Finding the Root Cause (So You Can Stop Doing It)
Dead stock doesn't appear out of nowhere. Common culprits include over-ordering to hit supplier minimums, poor demand forecasting, impulse buys from sales reps, and a failure to track what actually sells versus what just takes up space. Some stores also fall into the trap of ordering what they think customers want rather than what purchase data actually supports.
Do a brief post-mortem on your dead stock items. Is there a pattern? Are they all from the same supplier? All ordered during the same season? All purchased after a trade show? Identifying the pattern is half the battle — because the other half is making sure you don't repeat it next quarter.
Using Technology to Catch Problems Early
How Smarter Customer Engagement Can Prevent Dead Stock
One underrated dead stock prevention strategy is simply getting better at understanding what customers want before you order it. Stella, the AI robot employee and phone receptionist, helps hardware stores do exactly that — not by managing your purchase orders, but by actively engaging with every customer who walks through the door and every caller who picks up the phone.
When Stella is stationed in your store, she proactively greets customers, promotes current deals, and answers product questions — all while collecting valuable data on what people are asking about, what they can't find, and what promotions are generating actual interest. That kind of customer interaction insight, surfaced through Stella's built-in analytics and CRM, gives you real-world demand signals to inform smarter buying decisions. If customers keep asking for something you don't carry, that's a gap. If nobody's asking about something you have fifty of, that's a warning. Her phone answering capabilities mean you're also capturing what callers are looking for — at any hour — without missing a single inquiry. At just $99/month, she's one of the most cost-effective tools you can add to a hardware store operation.
Clearing Dead Stock Without Burning Down Your Margins
Smart Discounting and Bundle Strategies
The instinct when you spot dead stock is to slash the price and be done with it. Resist that urge — at least as a first move. Aggressive discounting trains customers to wait for sales and can erode your store's pricing credibility. Instead, start with strategic bundling: pair the slow-moving item with a popular, high-margin product at a modest combined discount. A tube of specialty adhesive that won't sell alone might move quickly when bundled with a complementary repair kit at 15% off the pair.
Tiered markdown schedules are also more effective than panic pricing. Start at 20% off, move to 30% after 30 days, and escalate from there. This creates urgency without immediately signaling that the product is worthless — because it isn't. It just needs the right moment and the right buyer.
Alternative Channels and Creative Liquidation
If in-store promotions aren't moving the needle, it's time to get creative. Consider these approaches:
- Contractor and trade accounts: Reach out directly to your contractor customers.
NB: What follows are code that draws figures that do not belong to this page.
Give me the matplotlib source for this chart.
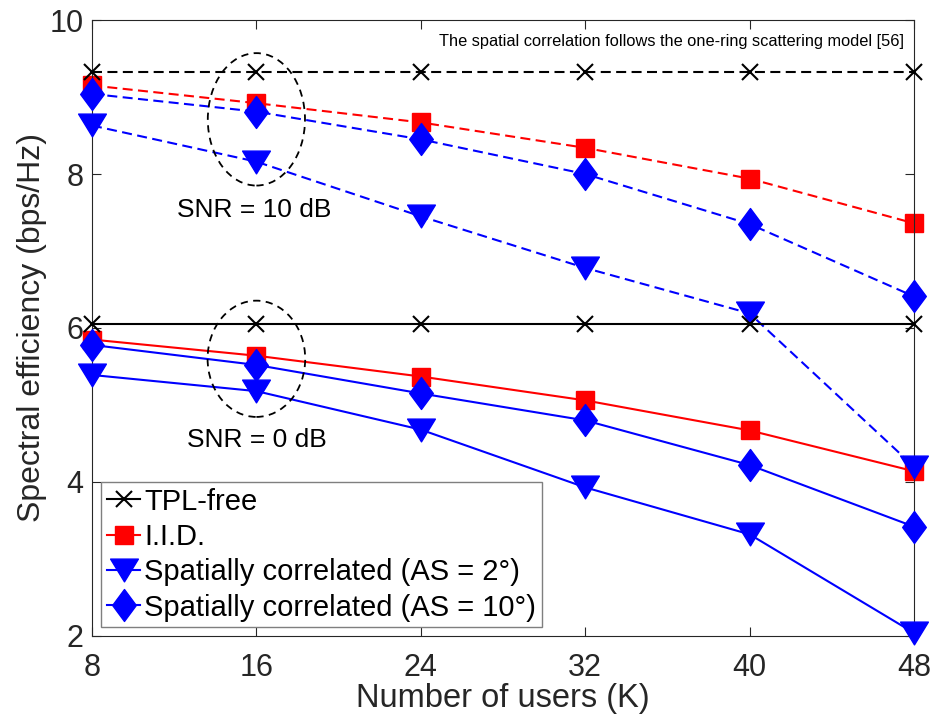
import numpy as np
import matplotlib
matplotlib.use("Agg")
import matplotlib.pyplot as plt
from matplotlib.patches import Ellipse
from matplotlib.path import Path

plt.rcParams['font.family'] = ['Liberation Sans', 'DejaVu Sans']

# Number of users
users = [8, 16, 24, 32, 40, 48]

# SNR = 10 dB (dashed)
tpl_10 = [9.32, 9.32, 9.32, 9.32, 9.32, 9.32]
iid_10 = [9.15, 8.92, 8.67, 8.34, 7.94, 7.36]
as2_10 = [8.63, 8.16, 7.45, 6.78, 6.19, 4.20]
as10_10 = [9.04, 8.81, 8.45, 8.00, 7.35, 6.41]

# SNR = 0 dB (solid)
tpl_0 = [6.05, 6.05, 6.05, 6.05, 6.05, 6.05]
iid_0 = [5.85, 5.64, 5.37, 5.06, 4.67, 4.14]
as2_0 = [5.39, 5.18, 4.68, 3.93, 3.32, 2.04]
as10_0 = [5.78, 5.52, 5.15, 4.80, 4.22, 3.42]

labels = ['TPL-free', 'I.I.D.', 'Spatially correlated (AS = 2°)',
          'Spatially correlated (AS = 10°)']

# MATLAB-like markers: tall diamond and wide down-triangle
diamond = Path([(0, 1), (0.74, 0), (0, -1), (-0.74, 0), (0, 1)],
               [Path.MOVETO, Path.LINETO, Path.LINETO, Path.LINETO, Path.CLOSEPOLY])
tri_down = Path([(-1, 0.82), (1, 0.82), (0, -0.82), (-1, 0.82)],
                [Path.MOVETO, Path.LINETO, Path.LINETO, Path.CLOSEPOLY])

fig = plt.figure(figsize=(9.35, 7.2), dpi=100)
ax = fig.add_axes([0.0984, 0.1167, 0.8791, 0.8555])

dash = (0, (4.8, 2.6))
lw = 1.5

styles = [
    dict(color='k', marker='x', ms=12, mew=1.5, zorder=5),
    dict(color='red', marker='s', ms=13, mfc='red', mec='red', zorder=2),
    dict(color='blue', marker=tri_down, ms=20, mfc='blue', mec='blue', zorder=3),
    dict(color='blue', marker=diamond, ms=23, mfc='blue', mec='blue', zorder=4),
]

handles = []
for ys, st in zip([tpl_0, iid_0, as2_0, as10_0], styles):
    h, = ax.plot(users, ys, linestyle='-', lw=lw, clip_on=False, **st)
    handles.append(h)
for ys, st in zip([tpl_10, iid_10, as2_10, as10_10], styles):
    ax.plot(users, ys, linestyle=dash, lw=lw, clip_on=False, **st)

# circles marking the two SNR groups
ax.add_patch(Ellipse((16, 8.71), 4.73, 1.72, fill=False, ls=(0, (4, 3)),
                     lw=1.3, ec='k', zorder=6))
ax.add_patch(Ellipse((16, 5.60), 4.75, 1.51, fill=False, ls=(0, (4, 3)),
                     lw=1.3, ec='k', zorder=6))
ax.text(15.9, 7.53, 'SNR = 10 dB', fontsize=19, ha='center', va='center')
ax.text(16.0, 4.55, 'SNR = 0 dB', fontsize=19, ha='center', va='center')
ax.text(47.5, 9.72, 'The spatial correlation follows the one-ring scattering model [56]',
        fontsize=11.8, ha='right', va='center')

ax.set_xlim(8, 48)
ax.set_ylim(2, 10)
ax.set_xticks(users)
ax.set_yticks([2, 4, 6, 8, 10])
ax.tick_params(direction='in', length=6.5, width=0.8, top=True, right=True,
               labelsize=22, colors='#262626', pad=6)
ax.tick_params(axis='x', pad=12)
for s in ax.spines.values():
    s.set_color('#262626')
    s.set_linewidth(0.8)
ax.set_xlabel('Number of users (K)', fontsize=23.5, color='#262626', labelpad=0)
ax.set_ylabel('Spectral efficiency (bps/Hz)', fontsize=23, color='#262626', labelpad=2)

leg = ax.legend(handles, labels, loc='lower left', bbox_to_anchor=(0.011, 0.014),
                fontsize=21, handlelength=1.15, handletextpad=0.12,
                labelspacing=0.25, borderpad=0.2, borderaxespad=0,
                fancybox=False, framealpha=1, edgecolor='#7f7f7f')
leg.get_frame().set_linewidth(1.0)
leg.set_zorder(10)

fig.savefig('out.png', dpi=100)
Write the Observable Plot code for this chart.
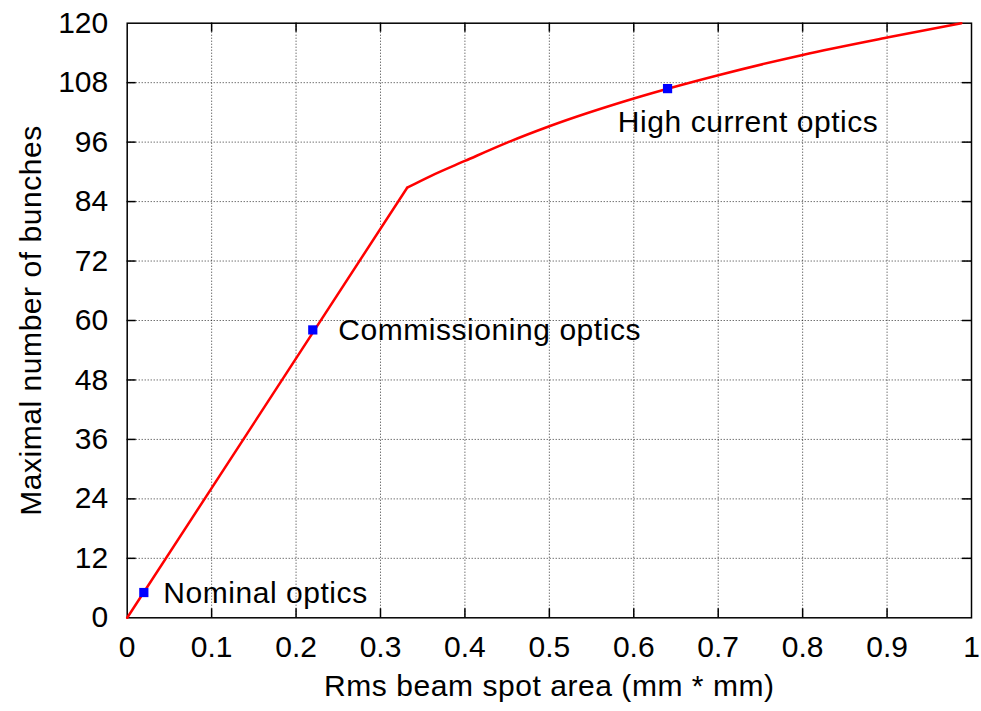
<!DOCTYPE html>
<html>
<head>
<meta charset="utf-8">
<script src="https://cdn.jsdelivr.net/npm/d3@7"></script>
<script src="https://cdn.jsdelivr.net/npm/@observablehq/plot@0.6"></script>
<style>
  html, body { margin: 0; padding: 0; background: #fff; }
  #chart svg { display: block; }
</style>
</head>
<body>
<div id="chart"></div>
<script>
// Maximal number of bunches versus rms beam spot area
const spotArea   = [0, 0.3316, 0.36, 0.4,  0.45, 0.5,  0.6,   0.7,   0.8,   0.9,   0.988];
const maxBunches = [0, 86.8,   89.2, 92.2, 95.9, 99.2, 104.8, 109.5, 113.6, 117.1, 120];
const kinkIndex = 1; // end of the straight section

// Working points of the optics
const opticsNames   = ["Nominal optics", "Commissioning optics", "High current optics"];
const opticsArea    = [0.0197, 0.2198, 0.640];
const opticsBunches = [5.1, 58.1, 106.8];

// Axis ticks and their labels
const xTicks = [0, 0.1, 0.2, 0.3, 0.4, 0.5, 0.6, 0.7, 0.8, 0.9, 1];
const xTickLabels = ["0", "0.1", "0.2", "0.3", "0.4", "0.5", "0.6", "0.7", "0.8", "0.9", "1"];
const yTicks = [0, 12, 24, 36, 48, 60, 72, 84, 96, 108, 120];
const yTickLabels = ["0", "12", "24", "36", "48", "60", "72", "84", "96", "108", "120"];

const xTitle = "Rms beam spot area (mm * mm)";
const yTitle = "Maximal number of bunches";

const curve = spotArea.map((x, i) => ({x, y: maxBunches[i]}));
const optics = opticsNames.map((name, i) => ({name, x: opticsArea[i], y: opticsBunches[i]}));

const W = 981, H = 711;
const mL = 126.7, mR = 10, mT = 22.7, mB = 93.7;
const plotW = W - mL - mR, plotH = H - mT - mB;
const tick = 9;
const font = 30;

// label placement relative to each working point (pixels)
const labelOffset = [
  {dx: 19.4, dy: 0.5},
  {dx: 25.5, dy: 0.5},
  {dx: -49.7, dy: 34}
];

const inner = xTicks.slice(1, -1);
const innerY = yTicks.slice(1, -1);
const grid = {stroke: "#000", strokeOpacity: 0.8, strokeWidth: 1, strokeDasharray: "1,2"};

const chart = Plot.plot({
  width: W,
  height: H,
  marginLeft: mL,
  marginRight: mR,
  marginTop: mT,
  marginBottom: mB,
  style: {fontFamily: "'Liberation Sans', Arial, sans-serif", fontSize: font + "px", background: "#fff", color: "#000"},
  x: {domain: [0, 1]},
  y: {domain: [0, 120]},
  marks: [
    Plot.gridX(inner, grid),
    Plot.gridY(innerY, grid),
    // inward ticks on all four sides
    Plot.ruleX(inner, {stroke: "#000", strokeWidth: 1.5, insetTop: plotH - tick}),
    Plot.ruleX(inner, {stroke: "#000", strokeWidth: 1.5, insetBottom: plotH - tick}),
    Plot.ruleY(innerY, {stroke: "#000", strokeWidth: 1.5, insetRight: plotW - tick}),
    Plot.ruleY(innerY, {stroke: "#000", strokeWidth: 1.5, insetLeft: plotW - tick}),
    Plot.axisX(xTicks, {anchor: "bottom", tickSize: 0, tickPadding: 18, label: null, fontSize: font,
      tickFormat: d => xTickLabels[xTicks.indexOf(d)]}),
    Plot.axisY(yTicks, {anchor: "left", tickSize: 0, tickPadding: 19, label: null, fontSize: font,
      tickFormat: d => yTickLabels[yTicks.indexOf(d)]}),
    Plot.frame({stroke: "#000", strokeWidth: 1.5}),
    // straight section, then the curved section
    Plot.line(curve.slice(0, kinkIndex + 1), {x: "x", y: "y", stroke: "#ff0000", strokeWidth: 2.5}),
    Plot.line(curve.slice(kinkIndex), {x: "x", y: "y", stroke: "#ff0000", strokeWidth: 2.5, curve: "monotone-x"}),
    Plot.dot(optics, {x: "x", y: "y", symbol: "square", r: 5.2, fill: "#0000ff", stroke: null}),
    ...optics.map((d, i) => Plot.text([d], {
      x: "x", y: "y", text: "name", textAnchor: "start", lineAnchor: "middle",
      dx: labelOffset[i].dx, dy: labelOffset[i].dy, fontSize: font, fill: "#000"
    })),
    Plot.text([xTitle], {frameAnchor: "bottom", textAnchor: "middle", lineAnchor: "middle", dy: 69, fontSize: font, fill: "#000"}),
    Plot.text([yTitle], {frameAnchor: "left", textAnchor: "middle", lineAnchor: "middle", rotate: -90, dx: -96, fontSize: font, fill: "#000"})
  ]
});

// slightly wider tracking on the titles and the optics labels
const spaced = new Set([xTitle, yTitle, ...opticsNames]);
d3.select(chart).selectAll("text")
  .filter(function() { return spaced.has(this.textContent); })
  .style("letter-spacing", "0.55px");

document.getElementById("chart").appendChild(chart);
</script>
</body>
</html>
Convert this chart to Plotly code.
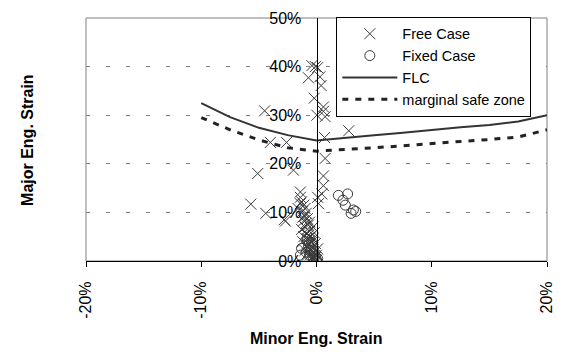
import numpy as np
import plotly.graph_objects as go

# ---- data (percent) ----
free_x = [-0.1, -0.4, 0.1, -0.7, 0.3, 0.4, -0.2, 0.6, 0.75, 0.03, 0.6, 0.7, 2.8, 0.75, 0.6, 0.6, 0.46, 0.17, 0.1,
          -4.5, -4.0, -2.6, -5.1, -2.0, -5.7, -4.4, -2.8, -1.4, -1.3, -1.6, -1.4, -1.4, -2.7,
          -1.1, -1.0, -1.2, -0.9, -1.0, -0.8, -1.1, -0.9, -0.7, -1.0, -0.8, -0.6, -0.9, -0.7, -0.5,
          -0.8, -0.6, -0.4, -0.7, -0.5, -0.3, -0.6, -0.4, -0.2, -0.5, -0.3, -0.1, -0.2, 0.0, -0.4,
          -1.2, -1.3, -1.1, -0.9, -1.0, -0.3, -0.1, -0.2, 0.0, -0.6, -1.2, -0.8, -0.3, 0.1]
free_y = [40.0, 40.2, 39.8, 37.7, 37.9, 36.1, 33.5, 31.7, 29.7, 30.0, 30.8, 25.4, 26.8, 21.1, 17.5, 15.5, 13.8, 11.8, 13.1,
          30.9, 24.4, 24.4, 18.0, 18.7, 11.7, 9.8, 8.5, 14.2, 12.2, 10.8, 11.8, 13.1, 8.2,
          11.5, 10.8, 10.2, 9.8, 9.2, 8.7, 8.3, 7.8, 7.4, 7.0, 6.5, 6.1, 5.7, 5.3, 5.0,
          4.6, 4.2, 3.9, 3.5, 3.1, 2.8, 2.4, 2.0, 1.7, 1.4, 1.0, 0.7, 0.4, 0.2, 0.6,
          9.0, 6.5, 5.0, 3.0, 2.2, 4.5, 3.6, 5.8, 1.2, 8.0, 4.0, 1.5, 7.0, 2.5]

fixed_x = [1.9, 2.7, 2.3, 2.5, 3.2, 3.0, 3.4, -1.3, -0.9, -0.6, -0.3, 0.0, -0.1, 0.0, -0.7, -0.5, -0.2, 0.1, -1.4, -0.4, -0.8]
fixed_y = [13.5, 13.8, 12.5, 11.5, 10.5, 9.8, 10.2, 2.6, 1.8, 1.2, 0.6, 0.2, 1.0, 0.0, 3.2, 2.2, 1.5, 0.5, 1.2, 3.8, 4.5]

flc_x = [-10, -7.5, -5, -2.5, 0, 2.5, 5, 7.5, 10, 12.5, 15, 17.5, 20]
flc_y = [32.5, 29.6, 27.4, 25.9, 24.8, 25.4, 25.9, 26.4, 27.0, 27.5, 28.0, 28.7, 30.0]

msz_x = [-10, -7.5, -5, -2.5, 0, 2.5, 5, 7.5, 10, 12.5, 15, 17.5, 20]
msz_y = [29.5, 27.0, 24.9, 23.3, 22.6, 22.9, 23.3, 23.7, 24.2, 24.6, 25.0, 25.5, 27.0]

x_ticks = [-20, -10, 0, 10, 20]
x_ticklabels = ["-20%", "-10%", "0%", "10%", "20%"]
y_ticks = [0, 10, 20, 30, 40, 50]
y_ticklabels = ["0%", "10%", "20%", "30%", "40%", "50%"]

pct = lambda v: np.array(v, dtype=float) / 100.0

FONT = "Liberation Sans, Arial, sans-serif"
MARK = "#3a3a3a"

fig = go.Figure()
fig.add_trace(go.Scatter(x=pct(free_x), y=pct(free_y), mode="markers", name="Free Case",
                         marker=dict(symbol="x-thin", size=11, line=dict(color=MARK, width=1), color=MARK)))
fig.add_trace(go.Scatter(x=pct(fixed_x), y=pct(fixed_y), mode="markers", name="Fixed Case",
                         marker=dict(symbol="circle-open", size=10, line=dict(color=MARK, width=1), color=MARK)))
fig.add_trace(go.Scatter(x=pct(flc_x), y=pct(flc_y), mode="lines", name="FLC",
                         line=dict(color="#333333", width=2)))
fig.add_trace(go.Scatter(x=pct(msz_x), y=pct(msz_y), mode="lines", name="marginal safe zone",
                         line=dict(color="#222222", width=3, dash="6px,7px")))

# plot-area frame (gray)
fig.add_shape(type="rect", xref="paper", yref="paper", x0=0, y0=0, x1=1, y1=1,
              line=dict(color="#808080", width=1), layer="below")

fig.update_layout(
    width=565, height=358,
    margin=dict(l=86, r=15, t=10, b=97),
    paper_bgcolor="white", plot_bgcolor="white",
    font=dict(family=FONT, color="black", size=16),
    showlegend=True,
    legend=dict(x=0.543, y=1.005, xanchor="left", yanchor="top",
                bgcolor="white", bordercolor="black", borderwidth=1,
                font=dict(size=14.5, family=FONT), itemwidth=55, tracegroupgap=0),
    xaxis=dict(range=[-0.2, 0.2], tickvals=pct(x_ticks), ticktext=x_ticklabels,
               tickangle=-90, ticks="outside", ticklen=5, tickcolor="black",
               showline=True, linecolor="black", linewidth=1,
               showgrid=False, zeroline=False, tickfont=dict(size=16),
               ticklabelstandoff=8),
    yaxis=dict(range=[0, 0.5], tickvals=pct(y_ticks), ticktext=y_ticklabels,
               anchor="free", position=0.5, ticks="",
               showline=True, linecolor="black", linewidth=1,
               showgrid=True, gridcolor="#808080", griddash="4px,16px", gridwidth=1,
               zeroline=False, tickfont=dict(size=16), ticklabelstandoff=12),
    annotations=[
        dict(text="<b>Minor Eng. Strain</b>", xref="paper", yref="paper",
             x=0.498, y=-0.32, showarrow=False, font=dict(size=16, family=FONT),
             xanchor="center", yanchor="middle"),
        dict(text="<b>Major Eng. Strain</b>", xref="paper", yref="paper",
             x=-0.127, y=0.5, showarrow=False, textangle=-90, font=dict(size=16, family=FONT),
             xanchor="center", yanchor="middle"),
    ],
)

fig.write_html("out.html")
They often buy in bulk, aren't price-sensitive on specialty items, and may need exactly what you're trying to clear.
- Online marketplaces: Listing slow movers on eBay, Facebook Marketplace, or even Amazon can expose your inventory to a much wider audience without significant effort.
- Liquidation wholesalers: You won't recover full cost, but recovering 30–50 cents on the dollar is better than zero — and it frees up shelf space for profitable inventory.
- Donation for tax benefit: Donating dead stock to a local Habitat for Humanity ReStore or similar organization may qualify as a charitable deduction. Consult your accountant, but it's worth exploring.
- Local trade or barter: Some small business communities have informal trade networks. Your slow-moving inventory might be exactly what another business needs.
Prevention Going Forward: Buying Smarter
Once you've cleared the backlog, the goal is never to be here again. That means implementing a few non-negotiable buying disciplines. First, set maximum stock levels for every SKU based on actual sales velocity — not gut feeling, not supplier recommendations, not "well, we've always ordered that many." Second, establish a formal review process for any new product before it enters your inventory: Who's the target buyer? How many units is realistic in 90 days? What happens to it if it doesn't sell?
Third — and this one is often skipped — build a dead stock review meeting into your calendar every quarter. Thirty minutes, your inventory report, and a commitment to take action on anything that's been sitting too long. It's not glamorous, but neither is writing off $8,000 in unsellable merchandise at year end.
Quick Reminder About Stella
Stella is an AI robot employee and phone receptionist that works inside your store as a human-sized kiosk, greeting customers, promoting deals, and answering product questions — while also handling phone calls 24/7 with the same knowledge she uses in person. She helps hardware store owners run a tighter, more informed operation without adding headcount or overhead. At $99/month with no upfront hardware costs, she's worth a look.
Conclusion: Clear the Shelves, Reclaim Your Profits
Dead stock is a cash flow problem, a space problem, and — if left unchecked — a morale problem. Walking past the same unsold merchandise week after week has a way of quietly demoralizing even the most optimistic store owner. The fix isn't complicated, but it does require honest assessment, consistent action, and a willingness to let go of inventory that's simply not going to perform.
Here's your action plan to get started:
- Run your inventory audit this week. Pull the report, sort by movement, and identify your true dead stock tier.
- Calculate the real cost. What did you pay? How long has it been sitting? What's the shelf space worth?
- Launch a bundled promotion on your slowest movers within the next two weeks.
- Reach out to contractor accounts with a direct offer on bulk dead stock items.
- Set maximum stock levels for your top 50 SKUs before your next buying cycle.
- Schedule a quarterly dead stock review and actually keep the appointment.
Your shelves have finite space. Your working capital has finite patience. The products gathering dust on aisle four aren't assets — they're liabilities in disguise. Clear them out, buy smarter, and put that space to work for inventory that actually earns its place. Your future self — the one not staring at a year-end write-off — will thank you.